Um ano após o primeiro disco, e pouco após uma turnê americana, o Renaissance retornou aos estúdios para aprontar seu segundo disco : Illusions. Porém, a harmonia entre os músicos já não era a mesma, assim como a coesão mostrada no primeiro disco. Illusions é um belo disco, porém inegavelmente inferior ao seu antecessor. Destacam-se a bela Face of Yesterday e a já citada Golden Thread, além da quilométrica Past Orbits of Dust, na qual o piano é tocado por um músico convidado, pois John se retirou da banda no meio das gravações. Aliás, as gravações deste disco marcaram a dissolução da formação original, pois Jim, Keith e Louis também abandonaram o barco antes do fim das gravações. Uma das músicas, Mr.

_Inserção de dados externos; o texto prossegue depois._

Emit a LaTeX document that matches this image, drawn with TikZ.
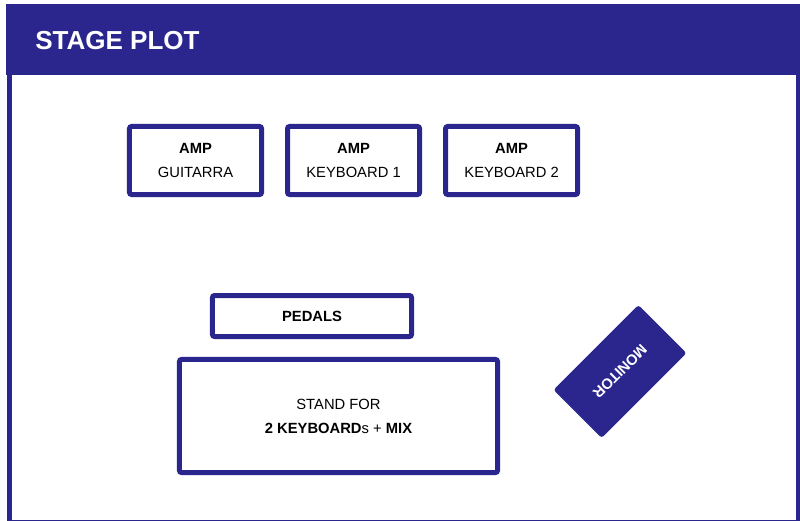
\documentclass[tikz,border=0pt]{standalone}
\usepackage{fontspec}
\setmainfont{Liberation Sans}
\usetikzlibrary{positioning}
\usepackage{xcolor}
\definecolor{stageblue}{RGB}{42,38,141}

\begin{document}
\begin{tikzpicture}[x=0.025cm, y=-0.025cm,
    gear/.style={rectangle, draw=stageblue, line width=0.125cm, rounded corners=1.5pt, fill=white, align=center, inner sep=0pt, font=\fontsize{10.5}{17}\selectfont},
    amp/.style={gear, minimum width=3.3cm, minimum height=1.7cm},
    monitor/.style={rectangle, fill=stageblue, text=white, rounded corners=2pt, minimum width=3cm, minimum height=1.7cm, font=\fontsize{10.5}{12}\selectfont\bfseries}]

    \useasboundingbox (0,0) rectangle (800,520);
    % frame and header
    \draw[stageblue, line width=0.125cm] (9.5,6.5) rectangle (798,522);
    \fill[stageblue] (6,4) rectangle (800,75);
    \node[anchor=west, text=white, inner sep=0pt, font=\fontsize{18.5}{20}\selectfont\bfseries] (title) at (35,41) {STAGE PLOT};

    \node [amp] (ampgtr) at (195.5,160.5) {\textbf{AMP}\\GUITARRA};
    \node [amp, right=0.525cm of ampgtr] (ampkey1) {\textbf{AMP}\\KEYBOARD 1};
    \node [amp, right=0.525cm of ampkey1] (ampkey2) {\textbf{AMP}\\KEYBOARD 2};

    \node [gear, minimum width=4.975cm, minimum height=1.025cm] (pedals) at (312,316) {\textbf{PEDALS}};
    \node [gear, minimum width=7.95cm, minimum height=2.825cm] (stand) at (338.5,416) {STAND FOR\\\textbf{2 KEYBOARD}s + \textbf{MIX}};

    \node [monitor, rotate=225] (monitor) at (620,371.5) {MONITOR};
\end{tikzpicture}
\end{document}
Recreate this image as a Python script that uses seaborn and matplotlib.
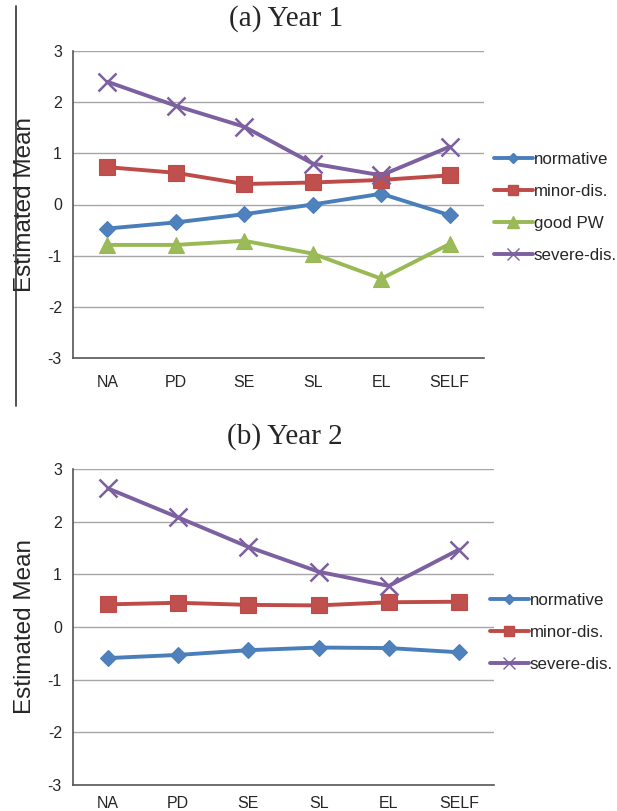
import matplotlib
matplotlib.use("Agg")
import matplotlib.pyplot as plt
import seaborn as sns
from matplotlib.lines import Line2D

categories = ["NA", "PD", "SE", "SL", "EL", "SELF"]

y1_normative = [-0.47, -0.35, -0.19, 0.00, 0.21, -0.21]
y1_minor = [0.73, 0.62, 0.40, 0.43, 0.48, 0.57]
y1_goodpw = [-0.79, -0.79, -0.71, -0.96, -1.45, -0.77]
y1_severe = [2.40, 1.93, 1.52, 0.80, 0.57, 1.13]

y2_normative = [-0.59, -0.53, -0.44, -0.39, -0.40, -0.48]
y2_minor = [0.43, 0.46, 0.42, 0.41, 0.47, 0.48]
y2_severe = [2.63, 2.08, 1.52, 1.05, 0.78, 1.47]

y_ticks = [-3, -2, -1, 0, 1, 2, 3]

sns.set_style("white")
plt.rcParams["font.family"] = ["Liberation Sans", "DejaVu Sans"]

styles = {
    "normative": dict(color="#4A7EBB", marker="D", ms=8, mfc="#4F81BD"),
    "minor-dis.": dict(color="#BE4B48", marker="s", ms=11, mfc="#C0504D"),
    "good PW": dict(color="#98B954", marker="^", ms=12, mfc="#9BBB59"),
    "severe-dis.": dict(color="#7D60A0", marker="x", ms=13, mfc="#8064A2"),
}

W, H = 617, 811
fig = plt.figure(figsize=(W / 100, H / 100), dpi=100)


def make_axes(l, r, t, b):
    return fig.add_axes([l / W, 1 - b / H, (r - l) / W, (b - t) / H])


def draw_panel(ax, series, title, title_x, title_y, leg_x, leg_top, xpad):
    for name, vals in series:
        st = styles[name]
        sns.lineplot(x=categories, y=vals, ax=ax, color=st["color"], linewidth=2.8,
                     marker=st["marker"], markersize=st["ms"], markerfacecolor=st["mfc"],
                     markeredgecolor=st["color"], markeredgewidth=1.8 if st["marker"] == "x" else 0.8,
                     sort=False, label=name)
    ax.set_ylim(-3, 3)
    ax.set_xlim(-0.5, 5.5)
    ax.set_yticks(y_ticks)
    ax.set_yticklabels([str(v) for v in y_ticks], fontsize=11.5)
    ax.set_xticks(range(len(categories)))
    ax.set_xticklabels(categories, fontsize=11.5)
    ax.set_xticks([i - 0.5 for i in range(len(categories) + 1)], minor=True)
    ax.tick_params(axis="x", which="major", length=0, pad=xpad)
    ax.tick_params(axis="x", which="minor", length=6, width=1, color="#555555", direction="out")
    ax.tick_params(axis="y", length=5, width=1, color="#555555", direction="out", pad=3)
    for y in y_ticks[1:]:
        ax.axhline(y, color="#A6A6A6", lw=1, zorder=0)
    for s in ["top", "right"]:
        ax.spines[s].set_visible(False)
    for s in ["left", "bottom"]:
        ax.spines[s].set_color("#555555")
        ax.spines[s].set_linewidth(1.2)
    ax.set_xlabel("")
    ax.set_ylabel("Estimated Mean", fontsize=17.5)
    ax.yaxis.set_label_coords(-(73 - 36) / (ax.get_position().width * W), 0.5)
    fig.text(title_x / W, 1 - title_y / H, title, ha="center", va="center", fontsize=21,
             family=["Liberation Serif", "DejaVu Serif"])
    handles = []
    for name, _ in series:
        st = styles[name]
        handles.append(Line2D([], [], color=st["color"], lw=2.8, marker=st["marker"],
                              markersize=st["ms"] * 0.7, markerfacecolor=st["mfc"],
                              markeredgecolor=st["color"]))
    ax.get_legend().remove()
    fig.legend(handles, [n for n, _ in series], loc="upper left",
               bbox_to_anchor=(leg_x / W, 1 - leg_top / H), frameon=False,
               fontsize=12.2, handlelength=2.3, handletextpad=0.05, labelspacing=1.0,
               borderaxespad=0, borderpad=0)


ax1 = make_axes(73, 484, 51, 358)
draw_panel(ax1, [("normative", y1_normative), ("minor-dis.", y1_minor),
                 ("good PW", y1_goodpw), ("severe-dis.", y1_severe)],
           "(a) Year 1", 286, 19, 494, 152, 12)

ax2 = make_axes(73, 494, 469, 785)
draw_panel(ax2, [("normative", y2_normative), ("minor-dis.", y2_minor),
                 ("severe-dis.", y2_severe)],
           "(b) Year 2", 285, 437, 490, 593, 8)

fig.add_artist(Line2D([16 / W, 16 / W], [1 - 6 / H, 1 - 406 / H], color="#333333", lw=1.2))

fig.savefig("out.png", dpi=100)
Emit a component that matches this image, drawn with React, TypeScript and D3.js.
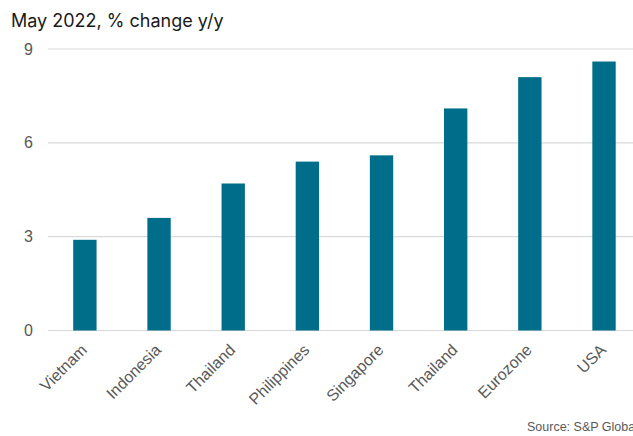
import React from "react";
import * as d3 from "d3";

const categories = ["Vietnam", "Indonesia", "Thailand", "Philippines", "Singapore", "Thailand ", "Eurozone", "USA"];
const values = [2.9, 3.6, 4.7, 5.4, 5.6, 7.1, 8.1, 8.6];
const yTicks = [0, 3, 6, 9];
const title = "May 2022, % change y/y";
const source = "Source: S&P Global";

const W = 633;
const H = 436;

export default function App() {
  const x = d3.scaleBand<string>().domain(categories).range([47.8, 641.1]).paddingInner(0.685).paddingOuter(0.3425);
  const y = d3.scaleLinear().domain([0, 9]).range([330.5, 49]);
  return (
    <svg width={W} height={H} style={{ position: "absolute", left: 0, top: 0, background: "#fff" }}>
      <text x={11} y={27} fontFamily="Inter, 'Open Sans', sans-serif" fontSize={18} fill="#1a1a1a">
        {title}
      </text>
      {yTicks.map((t) => (
        <g key={t}>
          <line x1={48} x2={W} y1={y(t)} y2={y(t)} stroke="#d9d9d9" strokeWidth={1.2} />
          <text x={33} y={y(t)} dy="0.35em" textAnchor="end" fontFamily="'Liberation Sans', Arial, sans-serif" fontSize={16} fill="#595959">
            {t}
          </text>
        </g>
      ))}
      {categories.map((c, i) => (
        <rect key={c} x={x(c)} y={y(values[i])} width={x.bandwidth()} height={y(0) - y(values[i])} fill="#006E8A" />
      ))}
      {categories.map((c) => {
        const cx = (x(c) as number) + x.bandwidth() / 2 - 1;
        const cy = 347;
        return (
          <text key={c} transform={`translate(${cx},${cy}) rotate(-45)`} textAnchor="end" dy="0.35em" fontFamily="'Liberation Sans', Arial, sans-serif" fontSize={16} fill="#595959">
            {c.trim()}
          </text>
        );
      })}
      <text x={527} y={431} fontFamily="'Liberation Sans', Arial, sans-serif" fontSize={12.5} fill="#595959">
        {source}
      </text>
    </svg>
  );
}
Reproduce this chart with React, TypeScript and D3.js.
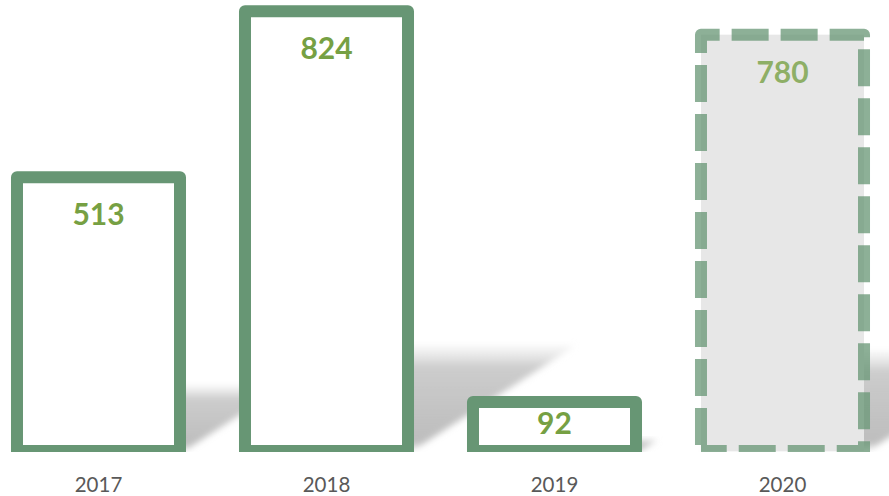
import React from "react";
import * as d3 from "d3";

const categories = ["2017", "2018", "2019", "2020"];
const values = [513, 824, 92, 780];
const forecast = [false, false, false, true];

const W = 889;
const H = 496;

export default function App() {
  const x = d3
    .scaleBand<string>()
    .domain(categories)
    .range([-15.5, 896.5])
    .paddingInner(0.285)
    .paddingOuter(0.1425);
  const y = d3.scaleLinear().domain([0, 900]).range([451, -29.4]);
  const green = "#679674";
  const labelGreen = "#76a043";
  const base = y(0);

  return (
    <svg
      width={W}
      height={H}
      style={{ position: "absolute", left: 0, top: 0, background: "#fff" }}
      fontFamily="Lato, 'Open Sans', sans-serif"
    >
      <defs>
        <linearGradient id="shadowGrad" x1="0" y1="1" x2="0" y2="0">
          <stop offset="0%" stopColor="#9a9a9a" stopOpacity={0.0} />
          <stop offset="8%" stopColor="#a8a8a8" stopOpacity={0.75} />
          <stop offset="80%" stopColor="#c4c4c4" stopOpacity={0.85} />
          <stop offset="100%" stopColor="#e6e6e6" stopOpacity={0.3} />
        </linearGradient>
        <filter id="blur" x="-20%" y="-20%" width="140%" height="140%">
          <feGaussianBlur stdDeviation="3" />
        </filter>
        <clipPath id="plotClip">
          <rect x={0} y={0} width={W} height={452} />
        </clipPath>
      </defs>
      <g clipPath="url(#plotClip)">
        {categories.map((c, i) => {
          const x0 = x(c)!;
          const x1 = x0 + x.bandwidth();
          const top = y(values[i]);
          const hgt = (base - top) * 0.24;
          const s = 1.55;
          const pts = [
            [x0, base],
            [x1 + 4, base],
            [x1 + 4 + s * hgt, base - hgt],
            [x0 + s * hgt, base - hgt],
          ];
          return (
            <polygon
              key={"sh" + c}
              points={pts.map((p) => p.join(",")).join(" ")}
              fill="url(#shadowGrad)"
              filter="url(#blur)"
            />
          );
        })}
        {categories.map((c, i) => {
          const x0 = x(c)!;
          const x1 = x0 + x.bandwidth();
          const top = y(values[i]);
          if (forecast[i]) {
            const d = `M${x0},${base} L${x0},${top} L${x1},${top} L${x1},${base} Z`;
            return (
              <g key={"b" + c}>
                <rect x={x0} y={top} width={x1 - x0} height={base - top} fill="#e7e7e7" />
                <path
                  d={d}
                  fill="none"
                  stroke={green}
                  strokeOpacity={0.75}
                  strokeWidth={12}
                  strokeDasharray="37 12"
                  strokeDashoffset={-6}
                  strokeLinejoin="round"
                />
              </g>
            );
          }
          return (
            <rect
              key={"b" + c}
              x={x0}
              y={top}
              width={x1 - x0}
              height={base - top}
              fill="#fff"
              stroke={green}
              strokeWidth={12}
              strokeLinejoin="round"
            />
          );
        })}
      </g>
      {categories.map((c, i) => {
        const cx = x(c)! + x.bandwidth() / 2;
        const top = y(values[i]);
        const ty = Math.min(top + 36, (top + base) / 2 - 4);
        return (
          <text
            key={"l" + c}
            x={cx}
            y={ty}
            textAnchor="middle"
            dominantBaseline="central"
            fontSize={30}
            fontWeight={700}
            fill={labelGreen}
            fillOpacity={forecast[i] ? 0.8 : 1}
          >
            {values[i]}
          </text>
        );
      })}
      {categories.map((c) => (
        <text
          key={"c" + c}
          x={x(c)! + x.bandwidth() / 2}
          y={491.5}
          textAnchor="middle"
          fontSize={20.5}
          fill="#595959"
        >
          {c}
        </text>
      ))}
    </svg>
  );
}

Pine, é gravada com apenas Jane como membro original, sendo todos os demais músicos recrutados por um dos substitutos que entrou no meio das gravações : o guitarrista Michael Dunford, que assina esta composição.

Tão confusa foi a situação na época que o disco acabou sendo lançado em um único lugar no mundo : Alemanha. Enquanto isso, a formação do Renaissance mudava radicalmente, tendo apenas Jane Relf como membro original.

A história deste período de transição, que levaria a banda à formação com Annie Haslam, será contada na próxima coluna. Aguardem. Até lá, confiram os registros que a pouco conhecida formação original da banda deixou, sobretudo seu intrigante e excelente disco de estréia. Um som mais experimental, com ingredientes clássicos e folk. Preste atenção no baixista Louis Cennamo, uma fera como poucas, que não tem o reconhecimento que merece.